>> start RECORDED DATA
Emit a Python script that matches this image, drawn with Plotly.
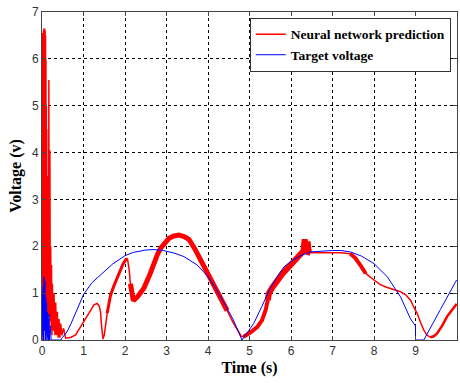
import plotly.graph_objects as go

# ---------------- data ----------------
# Target voltage (blue)
target_t = [0.0, 0.01, 0.02, 0.03, 0.04, 0.05, 0.06, 0.07, 0.08, 0.09, 0.10, 0.11,
            0.12, 0.13, 0.14, 0.15, 0.16, 0.17, 0.18, 0.20, 0.22, 0.23, 0.45,
            0.49, 0.60, 0.70, 0.80, 0.90, 1.00, 1.20, 1.45, 1.70, 2.00, 2.20,
            2.50, 2.70, 2.93, 3.20, 3.42, 3.74, 4.00, 4.20, 4.38, 4.60, 4.82,
            5.10, 5.30, 5.47, 5.65, 5.83, 6.00, 6.23, 6.47, 6.71, 7.00, 7.20,
            7.43, 7.70, 8.00, 8.32, 8.64, 8.88, 9.00, 9.00, 9.20, 9.60, 9.99]
target_v = [0.0, 1.0, 0.1, 1.15, 0.0, 1.35, 0.2, 1.25, 0.0, 0.9, 0.1, 0.8,
            0.0, 0.6, 0.05, 0.45, 0.0, 0.55, 0.0, 0.3, 0.0, 0.0, 0.0,
            0.05, 0.17, 0.35, 0.56, 0.78, 0.97, 1.22, 1.43, 1.62, 1.80, 1.87,
            1.92, 1.93, 1.91, 1.85, 1.78, 1.60, 1.35, 1.08, 0.80, 0.45, 0.0,
            0.35, 0.72, 1.05, 1.33, 1.56, 1.68, 1.80, 1.88, 1.90, 1.91, 1.91,
            1.88, 1.79, 1.63, 1.35, 0.92, 0.45, 0.30, 0.0, 0.0, 0.65, 1.28]

# Neural network prediction (red)
pred_t = [0.0, 0.005, 0.01, 0.015, 0.02, 0.025, 0.03, 0.035, 0.04, 0.045, 0.05,
          0.055, 0.06, 0.065, 0.07, 0.075, 0.08, 0.085, 0.09, 0.095, 0.10, 0.105,
          0.11, 0.115, 0.12, 0.13, 0.14, 0.15, 0.16, 0.165, 0.17, 0.18, 0.19,
          0.20, 0.21, 0.22, 0.23, 0.24, 0.25, 0.27, 0.29, 0.31, 0.33, 0.35,
          0.37, 0.39, 0.41, 0.43, 0.45, 0.48, 0.52, 0.57, 0.70, 0.81, 0.93,
          1.05, 1.15, 1.25, 1.33, 1.38, 1.41, 1.44, 1.47, 1.50, 1.54, 1.57,
          1.65, 1.73, 1.85, 1.95, 2.02, 2.06, 2.10, 2.13, 2.17, 2.20, 2.30,
          2.45, 2.60, 2.69, 2.78, 2.86, 2.96, 3.06, 3.18, 3.30, 3.42, 3.54,
          3.68, 3.82, 3.94, 4.06, 4.18, 4.30, 4.46, 4.60, 4.72, 4.80, 4.86,
          4.95, 5.05, 5.19, 5.30, 5.39, 5.44, 5.47, 5.55, 5.67, 5.80, 5.99,
          6.10, 6.23, 6.30, 6.33, 6.36, 6.40, 6.43, 6.47, 6.60, 6.80, 7.00,
          7.20, 7.43, 7.55, 7.67, 7.80, 8.00, 8.15, 8.32, 8.50, 8.64, 8.78,
          8.88, 8.96, 9.04, 9.12, 9.20, 9.28, 9.36, 9.44, 9.52, 9.64, 9.76,
          9.88, 9.99]
pred_v = [0.0, 6.5, 0.5, 6.55, 1.0, 6.6, 0.3, 6.6, 1.5, 6.65, 0.2,
          6.6, 2.0, 6.65, 0.5, 6.6, 1.5, 6.5, 0.3, 6.0, 1.0, 5.0,
          0.5, 4.5, 1.0, 3.5, 0.3, 3.0, 0.8, 5.55, 0.5, 2.5, 4.05,
          0.4, 2.0, 0.2, 1.6, 0.1, 1.2, 0.2, 1.0, 0.1, 0.8, 0.1,
          0.6, 0.05, 0.45, 0.05, 0.35, 0.1, 0.25, 0.04, 0.06, 0.11, 0.28,
          0.43, 0.60, 0.75, 0.78, 0.72, 0.60, 0.25, 0.02, 0.10, 0.40, 0.57,
          0.95, 1.15, 1.42, 1.62, 1.72, 1.73, 1.50, 1.20, 0.90, 0.84, 0.92,
          1.10, 1.40, 1.63, 1.82, 1.96, 2.08, 2.17, 2.22, 2.24, 2.21, 2.15,
          1.95, 1.71, 1.48, 1.28, 1.06, 0.85, 0.63, 0.38, 0.18, 0.08, 0.07,
          0.12, 0.18, 0.28, 0.42, 0.64, 0.85, 1.00, 1.12, 1.28, 1.42, 1.60,
          1.70, 1.81, 1.90, 2.15, 1.85, 2.10, 1.87, 1.86, 1.86, 1.86, 1.86,
          1.86, 1.84, 1.75, 1.60, 1.42, 1.28, 1.18, 1.12, 1.07, 1.03, 0.95,
          0.85, 0.70, 0.57, 0.38, 0.21, 0.10, 0.06, 0.08, 0.14, 0.30, 0.50,
          0.65, 0.77]

x_ticks = [0, 1, 2, 3, 4, 5, 6, 7, 8, 9, 10]
y_ticks = [0, 1, 2, 3, 4, 5, 6, 7]

# noisy stretches of the prediction drawn as a thicker band (style only)
noisy_bands = [((1.57, 2.06), 3), ((2.13, 4.55), 5), ((4.86, 5.44), 4),
               ((5.44, 6.47), 6), ((7.43, 7.85), 4), ((9.30, 10.0), 2.5)]

RED = "#FF0000"
BLUE = "#0000FF"

fig = go.Figure()
fig.add_trace(go.Scatter(x=pred_t, y=pred_v, mode="lines",
                         line=dict(color=RED, width=1.5),
                         name="Neural network prediction"))
for (lo, hi), w in noisy_bands:
    xs = [t for t in pred_t if lo <= t <= hi]
    ys = [v for t, v in zip(pred_t, pred_v) if lo <= t <= hi]
    fig.add_trace(go.Scatter(x=xs, y=ys, mode="lines", showlegend=False,
                             line=dict(color=RED, width=w), hoverinfo="skip"))
fig.add_trace(go.Scatter(x=target_t, y=target_v, mode="lines",
                         line=dict(color=BLUE, width=1),
                         name="Target voltage"))

tickfont = dict(family="Liberation Sans", size=12, color="#333333")
titlefont = dict(family="Liberation Serif", size=16, color="#000000", weight="bold")

fig.update_layout(
    width=460, height=383,
    margin=dict(l=42, r=3, t=12, b=43),
    paper_bgcolor="white", plot_bgcolor="white",
    showlegend=True,
    legend=dict(x=0.985, y=0.982, xanchor="right", yanchor="top",
                bgcolor="white", bordercolor="#333333", borderwidth=1,
                font=dict(family="Liberation Serif", size=13.5, color="#000000",
                          weight="bold"),
                tracegroupgap=0),
    xaxis=dict(range=[0, 10], tickvals=x_ticks, ticktext=[str(t) for t in x_ticks],
               showgrid=True, gridcolor="#000000", gridwidth=1, griddash="3px,3px",
               showline=True, linecolor="#444444", linewidth=1, mirror="ticks",
               ticks="inside", ticklen=4, tickcolor="#444444",
               tickfont=tickfont, zeroline=False,
               title=dict(text="Time (s)", font=titlefont, standoff=4)),
    yaxis=dict(range=[0, 7], tickvals=y_ticks, ticktext=[str(t) for t in y_ticks],
               showgrid=True, gridcolor="#000000", gridwidth=1, griddash="3px,3px",
               showline=True, linecolor="#444444", linewidth=1, mirror="ticks",
               ticks="inside", ticklen=4, tickcolor="#444444",
               tickfont=tickfont, zeroline=False,
               title=dict(text="Voltage (v)", font=titlefont, standoff=6)),
)

fig.write_html("out.html")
>> end RECORDED DATA
Without the pictures, print the whole listing exactly as given.

▶ **RESULT BELOW**
Emit a Python script that matches this image, drawn with Plotly.
import plotly.graph_objects as go

# ---------------- data ----------------
# Target voltage (blue)
target_t = [0.0, 0.01, 0.02, 0.03, 0.04, 0.05, 0.06, 0.07, 0.08, 0.09, 0.10, 0.11,
            0.12, 0.13, 0.14, 0.15, 0.16, 0.17, 0.18, 0.20, 0.22, 0.23, 0.45,
            0.49, 0.60, 0.70, 0.80, 0.90, 1.00, 1.20, 1.45, 1.70, 2.00, 2.20,
            2.50, 2.70, 2.93, 3.20, 3.42, 3.74, 4.00, 4.20, 4.38, 4.60, 4.82,
            5.10, 5.30, 5.47, 5.65, 5.83, 6.00, 6.23, 6.47, 6.71, 7.00, 7.20,
            7.43, 7.70, 8.00, 8.32, 8.64, 8.88, 9.00, 9.00, 9.20, 9.60, 9.99]
target_v = [0.0, 1.0, 0.1, 1.15, 0.0, 1.35, 0.2, 1.25, 0.0, 0.9, 0.1, 0.8,
            0.0, 0.6, 0.05, 0.45, 0.0, 0.55, 0.0, 0.3, 0.0, 0.0, 0.0,
            0.05, 0.17, 0.35, 0.56, 0.78, 0.97, 1.22, 1.43, 1.62, 1.80, 1.87,
            1.92, 1.93, 1.91, 1.85, 1.78, 1.60, 1.35, 1.08, 0.80, 0.45, 0.0,
            0.35, 0.72, 1.05, 1.33, 1.56, 1.68, 1.80, 1.88, 1.90, 1.91, 1.91,
            1.88, 1.79, 1.63, 1.35, 0.92, 0.45, 0.30, 0.0, 0.0, 0.65, 1.28]

# Neural network prediction (red)
pred_t = [0.0, 0.005, 0.01, 0.015, 0.02, 0.025, 0.03, 0.035, 0.04, 0.045, 0.05,
          0.055, 0.06, 0.065, 0.07, 0.075, 0.08, 0.085, 0.09, 0.095, 0.10, 0.105,
          0.11, 0.115, 0.12, 0.13, 0.14, 0.15, 0.16, 0.165, 0.17, 0.18, 0.19,
          0.20, 0.21, 0.22, 0.23, 0.24, 0.25, 0.27, 0.29, 0.31, 0.33, 0.35,
          0.37, 0.39, 0.41, 0.43, 0.45, 0.48, 0.52, 0.57, 0.70, 0.81, 0.93,
          1.05, 1.15, 1.25, 1.33, 1.38, 1.41, 1.44, 1.47, 1.50, 1.54, 1.57,
          1.65, 1.73, 1.85, 1.95, 2.02, 2.06, 2.10, 2.13, 2.17, 2.20, 2.30,
          2.45, 2.60, 2.69, 2.78, 2.86, 2.96, 3.06, 3.18, 3.30, 3.42, 3.54,
          3.68, 3.82, 3.94, 4.06, 4.18, 4.30, 4.46, 4.60, 4.72, 4.80, 4.86,
          4.95, 5.05, 5.19, 5.30, 5.39, 5.44, 5.47, 5.55, 5.67, 5.80, 5.99,
          6.10, 6.23, 6.30, 6.33, 6.36, 6.40, 6.43, 6.47, 6.60, 6.80, 7.00,
          7.20, 7.43, 7.55, 7.67, 7.80, 8.00, 8.15, 8.32, 8.50, 8.64, 8.78,
          8.88, 8.96, 9.04, 9.12, 9.20, 9.28, 9.36, 9.44, 9.52, 9.64, 9.76,
          9.88, 9.99]
pred_v = [0.0, 6.5, 0.5, 6.55, 1.0, 6.6, 0.3, 6.6, 1.5, 6.65, 0.2,
          6.6, 2.0, 6.65, 0.5, 6.6, 1.5, 6.5, 0.3, 6.0, 1.0, 5.0,
          0.5, 4.5, 1.0, 3.5, 0.3, 3.0, 0.8, 5.55, 0.5, 2.5, 4.05,
          0.4, 2.0, 0.2, 1.6, 0.1, 1.2, 0.2, 1.0, 0.1, 0.8, 0.1,
          0.6, 0.05, 0.45, 0.05, 0.35, 0.1, 0.25, 0.04, 0.06, 0.11, 0.28,
          0.43, 0.60, 0.75, 0.78, 0.72, 0.60, 0.25, 0.02, 0.10, 0.40, 0.57,
          0.95, 1.15, 1.42, 1.62, 1.72, 1.73, 1.50, 1.20, 0.90, 0.84, 0.92,
          1.10, 1.40, 1.63, 1.82, 1.96, 2.08, 2.17, 2.22, 2.24, 2.21, 2.15,
          1.95, 1.71, 1.48, 1.28, 1.06, 0.85, 0.63, 0.38, 0.18, 0.08, 0.07,
          0.12, 0.18, 0.28, 0.42, 0.64, 0.85, 1.00, 1.12, 1.28, 1.42, 1.60,
          1.70, 1.81, 1.90, 2.15, 1.85, 2.10, 1.87, 1.86, 1.86, 1.86, 1.86,
          1.86, 1.84, 1.75, 1.60, 1.42, 1.28, 1.18, 1.12, 1.07, 1.03, 0.95,
          0.85, 0.70, 0.57, 0.38, 0.21, 0.10, 0.06, 0.08, 0.14, 0.30, 0.50,
          0.65, 0.77]

x_ticks = [0, 1, 2, 3, 4, 5, 6, 7, 8, 9, 10]
y_ticks = [0, 1, 2, 3, 4, 5, 6, 7]

# noisy stretches of the prediction drawn as a thicker band (style only)
noisy_bands = [((1.57, 2.06), 3), ((2.13, 4.55), 5), ((4.86, 5.44), 4),
               ((5.44, 6.47), 6), ((7.43, 7.85), 4), ((9.30, 10.0), 2.5)]

RED = "#FF0000"
BLUE = "#0000FF"

fig = go.Figure()
fig.add_trace(go.Scatter(x=pred_t, y=pred_v, mode="lines",
                         line=dict(color=RED, width=1.5),
                         name="Neural network prediction"))
for (lo, hi), w in noisy_bands:
    xs = [t for t in pred_t if lo <= t <= hi]
    ys = [v for t, v in zip(pred_t, pred_v) if lo <= t <= hi]
    fig.add_trace(go.Scatter(x=xs, y=ys, mode="lines", showlegend=False,
                             line=dict(color=RED, width=w), hoverinfo="skip"))
fig.add_trace(go.Scatter(x=target_t, y=target_v, mode="lines",
                         line=dict(color=BLUE, width=1),
                         name="Target voltage"))

tickfont = dict(family="Liberation Sans", size=12, color="#333333")
titlefont = dict(family="Liberation Serif", size=16, color="#000000", weight="bold")

fig.update_layout(
    width=460, height=383,
    margin=dict(l=42, r=3, t=12, b=43),
    paper_bgcolor="white", plot_bgcolor="white",
    showlegend=True,
    legend=dict(x=0.985, y=0.982, xanchor="right", yanchor="top",
                bgcolor="white", bordercolor="#333333", borderwidth=1,
                font=dict(family="Liberation Serif", size=13.5, color="#000000",
                          weight="bold"),
                tracegroupgap=0),
    xaxis=dict(range=[0, 10], tickvals=x_ticks, ticktext=[str(t) for t in x_ticks],
               showgrid=True, gridcolor="#000000", gridwidth=1, griddash="3px,3px",
               showline=True, linecolor="#444444", linewidth=1, mirror="ticks",
               ticks="inside", ticklen=4, tickcolor="#444444",
               tickfont=tickfont, zeroline=False,
               title=dict(text="Time (s)", font=titlefont, standoff=4)),
    yaxis=dict(range=[0, 7], tickvals=y_ticks, ticktext=[str(t) for t in y_ticks],
               showgrid=True, gridcolor="#000000", gridwidth=1, griddash="3px,3px",
               showline=True, linecolor="#444444", linewidth=1, mirror="ticks",
               ticks="inside", ticklen=4, tickcolor="#444444",
               tickfont=tickfont, zeroline=False,
               title=dict(text="Voltage (v)", font=titlefont, standoff=6)),
)

fig.write_html("out.html")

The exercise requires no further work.